We should all know that to do web analytics for web analytics’ sake is not a good thing, all those numbers, a few words, but without meaning they are pretty useless.
As a web analytics consultant I like to find ways in which web analytics data can be used in new and interesting ways to assist in making better business decisions.
This is where I introduce the concept of scorecards, banks and lending institutions use a method called credit scoring to identify people who they consider to be eligible for receiving credit. The way this scoring works is to take a number of factors about each person, such as their gender, age, employment status and where they live. They then apply a value to each factor, so if the person is below 25 years old then they get a score of 1 for age. If they are employed and have a salary of over 30K pounds then they may get a score of 15 for employment status. Add all these scores together and you get a scorecard per person.

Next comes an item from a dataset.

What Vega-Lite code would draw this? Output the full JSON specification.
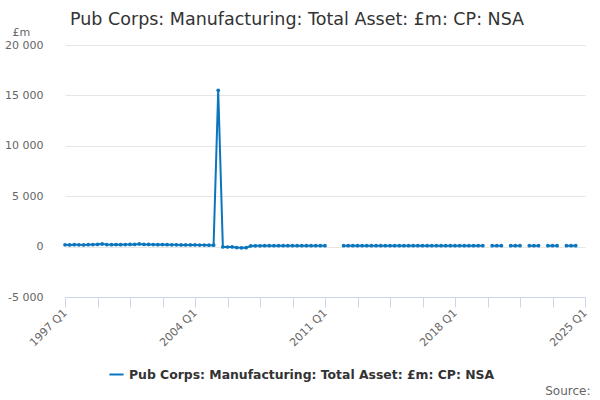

Each person’s scorecard then has an overall score which determines how eligible they are for credit and how much credit. Now, currently in web analytics we have the concept of visitor segmentation which takes different visitor behaviours as differentiating factors but I’m not aware of a product that allows scoring of these factors in a similar way to scorecards.
So, what is the benefit of scoring website visitors and what should we score them on?
In my opinion the main thing website visitors do is view pages, or on web 2.0 sites they may trigger events. So let’s say that we apply a score to certain pages or events. If we use the example of an e-commerce site where books are sold, a search result page could have a score of 1, a book description page may have a score of 2 and the sign up page for the latest books email newsletter can have a score of 5.
Now when we take a site visit that includes 2 searches, a view of a book description page and a sign up for the newsletter the total score for this visit is 9. If a visit consists of only 4 searches then the total score is 4.

In this example the same number of page views were present but because we score each of the page views, we know that the initial visit was worth more than the latter visit. This also means that we can group visits together by their score and find out commonalities between high scoring visits and also low scoring visits.
Also there is no reason why we can’t use this technique to filter out website spiders when using log file analysis, because spiders will want to visit every page so they will have outrageously high scores.
Whatever you decide to use this technique for, you will need to decide which pages to score, what the scores will be for each page and the thresholds for visit/visitor scores you are interested in.